Ancient Romans revered the genius loci or spirit of a place. They often built altars and sought local gods’ protection. Comparable beliefs exist in many cultures. Although the spirit characters in My Neighbor Totoro were invented by filmmaker Hayao Miyazaki, they relate to the nature worship of Japanese shintoism.

Poet Alexander Pope famously wrote about the genius loci as a guide to the qualities of a place:

Consult the genius of the place in all;
That tells the waters or to rise, or fall;
Or helps th’ ambitious hill the heav’ns to scale,
Or scoops in circling theatres the vale;

This idea became an essential principle of gardening and landscape design.

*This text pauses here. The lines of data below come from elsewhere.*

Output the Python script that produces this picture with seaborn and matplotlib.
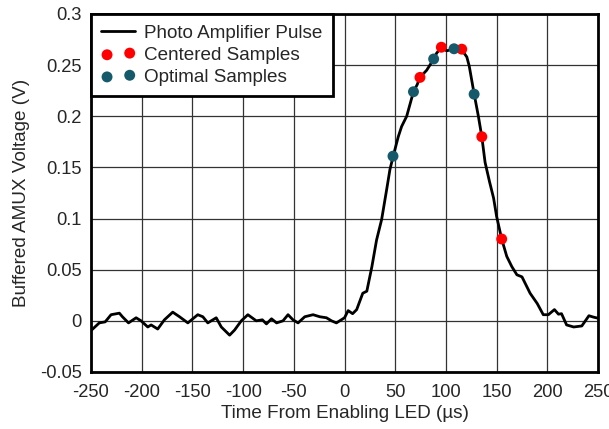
import numpy as np
import matplotlib
matplotlib.use("Agg")
import matplotlib.pyplot as plt
import seaborn as sb
from matplotlib.ticker import FuncFormatter

# Pulse trace (time in us, voltage in V)
pulse_time = [-249.4, -241.8, -236, -230.2, -222, -219, -213, -205.5, -200.6, -194,
              -190.7, -184.2, -177.6, -169.4, -162.7, -154.5, -144.7, -139.7, -134.8, -126.5,
              -121.5, -113.3, -108.4, -101.8, -95.3, -87, -81, -77, -72, -67,
              -60.7, -55.7, -50.8, -45.8, -39.2, -31, -24.4, -17.8, -12.8, -8,
              0, 3.6, 8, 12, 18, 22, 27, 31.6, 36.6, 41.5,
              44.8, 48, 53, 56.3, 61.3, 68, 71.7, 74.4, 81, 88,
              91, 95.5, 100.8, 108, 115.6, 120.6, 123, 127.8, 132, 135.4,
              138.6, 143, 147, 150, 155, 160, 165, 170, 175, 183,
              190, 196, 201, 207, 211, 214, 219, 226, 234, 241,
              245.6, 250]
pulse_volt = [-0.009, -0.002, -0.001, 0.006, 0.0075, 0.004, -0.002, 0.003, 0.0, -0.006,
              -0.004, -0.008, 0.001, 0.0085, 0.004, -0.002, 0.006, 0.004, -0.002, 0.003,
              -0.006, -0.014, -0.009, 0.0, 0.006, 0.0, 0.001, -0.003, 0.002, -0.002,
              0.0, 0.006, 0.001, -0.002, 0.004, 0.006, 0.004, 0.003, 0.0, -0.002,
              0.003, 0.010, 0.007, 0.011, 0.027, 0.029, 0.053, 0.079, 0.099, 0.128,
              0.148, 0.161, 0.180, 0.190, 0.200, 0.224, 0.231, 0.238, 0.245, 0.256,
              0.262, 0.267, 0.264, 0.266, 0.265, 0.258, 0.249, 0.222, 0.200, 0.180,
              0.155, 0.136, 0.120, 0.102, 0.080, 0.063, 0.053, 0.045, 0.043, 0.027,
              0.017, 0.006, 0.006, 0.011, 0.0065, 0.007, -0.004, -0.006, -0.005, 0.005,
              0.0036, 0.0026]

# Sample points
centered_time = [74.4, 95.5, 115.6, 135.4, 155]
centered_volt = [0.238, 0.2675, 0.2656, 0.180, 0.080]
optimal_time = [47.8, 68, 87.9, 108, 127.8]
optimal_volt = [0.161, 0.224, 0.256, 0.266, 0.2216]

x_ticks = [-250, -200, -150, -100, -50, 0, 50, 100, 150, 200, 250]
y_ticks = [-0.05, 0, 0.05, 0.1, 0.15, 0.2, 0.25, 0.3]

sb.set_style("white")
plt.rcParams['font.family'] = ['Liberation Sans', 'DejaVu Sans']
plt.rcParams['axes.unicode_minus'] = False

fig = plt.figure(figsize=(6.09, 4.29), dpi=100)
ax = fig.add_axes([0.1494, 0.1329, 0.8326, 0.8345])

sb.lineplot(x=pulse_time, y=pulse_volt, ax=ax, color="black", linewidth=2.0,
            label="Photo Amplifier Pulse", sort=False, zorder=3)
sb.scatterplot(x=centered_time, y=centered_volt, ax=ax, color="#ff0000", s=62,
               edgecolor="none", label="Centered Samples", zorder=4)
sb.scatterplot(x=optimal_time, y=optimal_volt, ax=ax, color="#16596b", s=62,
               edgecolor="none", label="Optimal Samples", zorder=4)

ax.set_xlim(-250, 250)
ax.set_ylim(-0.05, 0.3)
ax.set_xticks(x_ticks)
ax.set_yticks(y_ticks)
ax.yaxis.set_major_formatter(FuncFormatter(lambda v, p: "%g" % round(v, 3)))
ax.grid(True, color="#333333", linewidth=0.9)
ax.tick_params(axis="y", labelsize=13.2, length=0, pad=6.5)
ax.tick_params(axis="x", labelsize=13.2, length=0, pad=9)
for s in ax.spines.values():
    s.set_linewidth(2)
    s.set_color("black")

ax.set_xlabel("Time From Enabling LED (µs)", fontsize=13.6, labelpad=2.5)
ax.set_ylabel("Buffered AMUX Voltage (V)", fontsize=13.6, labelpad=7)

leg = ax.legend(loc="upper left", fontsize=13.6, scatterpoints=2, fancybox=False,
                framealpha=1, edgecolor="black", borderaxespad=0, handlelength=1.8,
                handletextpad=0.45, labelspacing=0.26, borderpad=0.55)
leg.get_frame().set_linewidth(2)

plt.savefig("out.png", dpi=100)
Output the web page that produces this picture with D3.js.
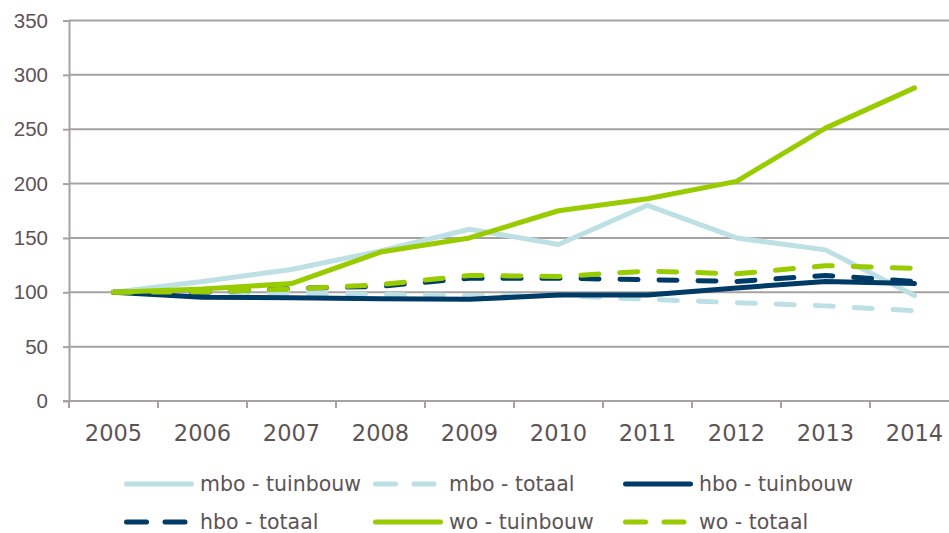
<!DOCTYPE html>
<html>
<head>
<meta charset="utf-8">
<script src="https://cdn.jsdelivr.net/npm/d3@7"></script>
<style>
  body { margin: 0; background: #fff; }
  svg { display: block; font-family: "DejaVu Sans", Verdana, sans-serif; }
</style>
</head>
<body>
<div id="chart"></div>
<script>
// index numbers, 2005 = 100
const years = ["2005", "2006", "2007", "2008", "2009", "2010", "2011", "2012", "2013", "2014"];
const yTicks = [0, 50, 100, 150, 200, 250, 300, 350];

const mboTuinbouw = [100, 110, 121, 138, 158, 144, 180, 150, 139, 97];
const mboTotaal   = [100, 100, 99, 98, 97, 97, 93.5, 90.5, 87.5, 83];
const hboTuinbouw = [100, 95.5, 95, 94, 93.5, 97.5, 97.5, 104, 110, 108];
const hboTotaal   = [100, 100, 103.5, 105.5, 113, 113, 111.5, 110, 115.5, 110];
const woTuinbouw  = [100, 103, 108, 137, 150, 175, 186, 202, 251, 288];
const woTotaal    = [100, 100.5, 103, 107, 115.5, 114.5, 119.5, 117, 124.5, 122];

const series = [
    { name: "mbo - tuinbouw", values: mboTuinbouw, color: "#bde0e5", dashed: false },
    { name: "mbo - totaal",   values: mboTotaal,   color: "#bde0e5", dashed: true },
    { name: "hbo - tuinbouw", values: hboTuinbouw, color: "#003a66", dashed: false },
    { name: "hbo - totaal",   values: hboTotaal,   color: "#003a66", dashed: true },
    { name: "wo - tuinbouw",  values: woTuinbouw,  color: "#99cc00", dashed: false },
    { name: "wo - totaal",    values: woTotaal,    color: "#99cc00", dashed: true }
];

const width = 949, height = 533;
const plotLeft = 69, plotRight = 959, plotTop = 20.5, plotBottom = 401;
const gridColor = "#a6a2a2", textColor = "#5e5454";
const dash = "18,21";

const svg = d3.select("#chart").append("svg")
    .attr("width", width).attr("height", height);

const x = d3.scaleBand().domain(years).range([plotLeft, plotRight]);
const y = d3.scaleLinear().domain([0, 350]).range([plotBottom, plotTop]);

// horizontal grid + y labels
const yAxis = svg.append("g")
    .attr("transform", "translate(" + plotLeft + ",0)")
    .call(d3.axisLeft(y).tickValues(yTicks).tickSize(6).tickSizeOuter(0));
yAxis.select(".domain").attr("stroke", gridColor).attr("stroke-width", 2);
yAxis.selectAll(".tick line").attr("stroke", gridColor).attr("stroke-width", 2);
yAxis.selectAll(".tick text")
    .attr("x", -21).attr("fill", textColor)
    .style("font-size", "20.5px");

svg.append("g").selectAll("line")
    .data(yTicks.filter(function (d) { return d > 0; }))
    .enter().append("line")
    .attr("x1", plotLeft).attr("x2", width)
    .attr("y1", function (d) { return y(d); })
    .attr("y2", function (d) { return y(d); })
    .attr("stroke", gridColor).attr("stroke-width", 2);

// x axis, ticks between categories
const xAxis = svg.append("g")
    .attr("transform", "translate(0," + plotBottom + ")");
xAxis.append("line")
    .attr("x1", plotLeft - 6).attr("x2", width)
    .attr("stroke", gridColor).attr("stroke-width", 2);
xAxis.selectAll("line.tk")
    .data(years)
    .enter().append("line").attr("class", "tk")
    .attr("x1", function (d) { return x(d); })
    .attr("x2", function (d) { return x(d); })
    .attr("y1", 0).attr("y2", 7)
    .attr("stroke", gridColor).attr("stroke-width", 2);
xAxis.selectAll("text")
    .data(years)
    .enter().append("text")
    .attr("x", function (d) { return x(d) + x.bandwidth() / 2; })
    .attr("y", 40)
    .attr("text-anchor", "middle")
    .attr("fill", textColor)
    .style("font-size", "22.5px")
    .text(function (d) { return d; });

// lines
const line = d3.line()
    .x(function (d, i) { return x(years[i]) + x.bandwidth() / 2; })
    .y(function (d) { return y(d); });

svg.append("g").selectAll("path")
    .data(series)
    .enter().append("path")
    .attr("d", function (d) { return line(d.values); })
    .attr("fill", "none")
    .attr("stroke", function (d) { return d.color; })
    .attr("stroke-width", 5)
    .attr("stroke-linecap", "round")
    .attr("stroke-linejoin", "round")
    .attr("stroke-dasharray", function (d) { return d.dashed ? dash : null; });

// legend, 3 per row
const legendX = [124, 373, 623];
const legendY = [484, 522];
const legend = svg.append("g").selectAll("g")
    .data(series)
    .enter().append("g")
    .attr("transform", function (d, i) {
        return "translate(" + legendX[i % 3] + "," + legendY[Math.floor(i / 3)] + ")";
    });
legend.append("line")
    .attr("x1", 2.5)
    .attr("x2", function (d) { return d.dashed ? 62 : 67.5; })
    .attr("stroke", function (d) { return d.color; })
    .attr("stroke-width", 5)
    .attr("stroke-linecap", "round")
    .attr("stroke-dasharray", function (d) { return d.dashed ? "20,18.5" : null; });
legend.append("text")
    .attr("x", 76)
    .attr("y", 7)
    .attr("fill", textColor)
    .style("font-size", "20.5px")
    .text(function (d) { return d.name; });
</script>
</body>
</html>
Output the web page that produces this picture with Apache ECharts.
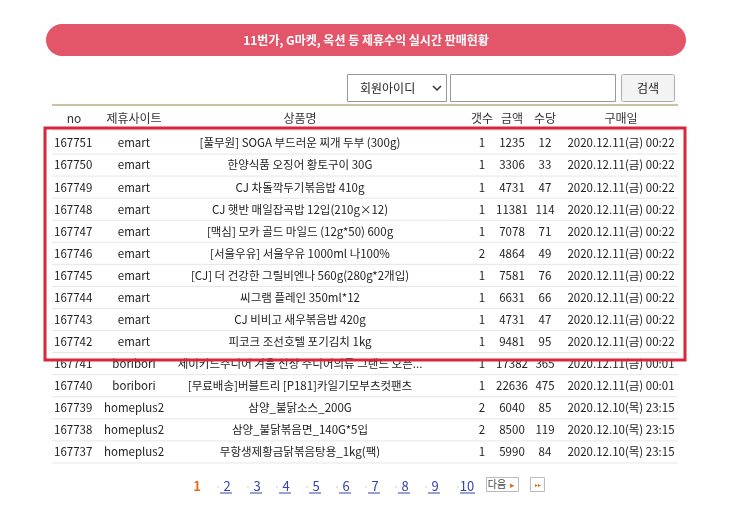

Place may act as a muse to writers and artists. My friend, fabric artist Lorraine Roy, lives with her husband on the Niagara Escarpment in Dundas, Ontario. Many of her works are inspired by the rugged landscape and endurance of trees growing on the cliffs. Hints about growing up near the escarpment also appear in the songs of Sarah Harmer, as in “Escarpment Blues”:

If they blow a hole in the backbone
The one that runs cross the muscles of the land
We might get a load of stone for the road
But I don’t know how much longer we can stand

My knowledge and love grow deeper the longer I spend time in a place. The spirit of the landscape where I grew up on the north shore of Lake Erie has grown the deepest roots into my consciousness. However, Guelph’s rivers have taught me even more about myself and how to get along in the world. This is my first spring living at our current address and already I feel great affection for the backyard and nearby woods. Still, I long to put down deeper roots somewhere, both literally and figuratively. I want to plant fruit trees, but to do so in a garden where we rent would feel like giving away a child.

Although I feel such a deep connection to the Earth where I live, travel continually tempts me. These past few days we have explored Prince Edward County; tomorrow we are off to Montreal. I savour the taste of everything new. Reader, when you have time to relax, do you prefer home or travel? What is your favourite place: a living room chair, your garden, or a destination?

Maybe I am a place whore. Maybe new experiences give me a greater appreciation for what I have. Perhaps the greatest value of travel is it gives greater understanding of others. By others I mean not only different cultures, but also landscapes that shape the way they live and think, and the countless unfamiliar organisms with which we share our planet.

Still, while away we miss growth in the vegetable garden, the daily activity of birds at our feeder, and certain qualities of light that may never occur again. Something is sacrificed. A certain simplicity and depth of living is lost.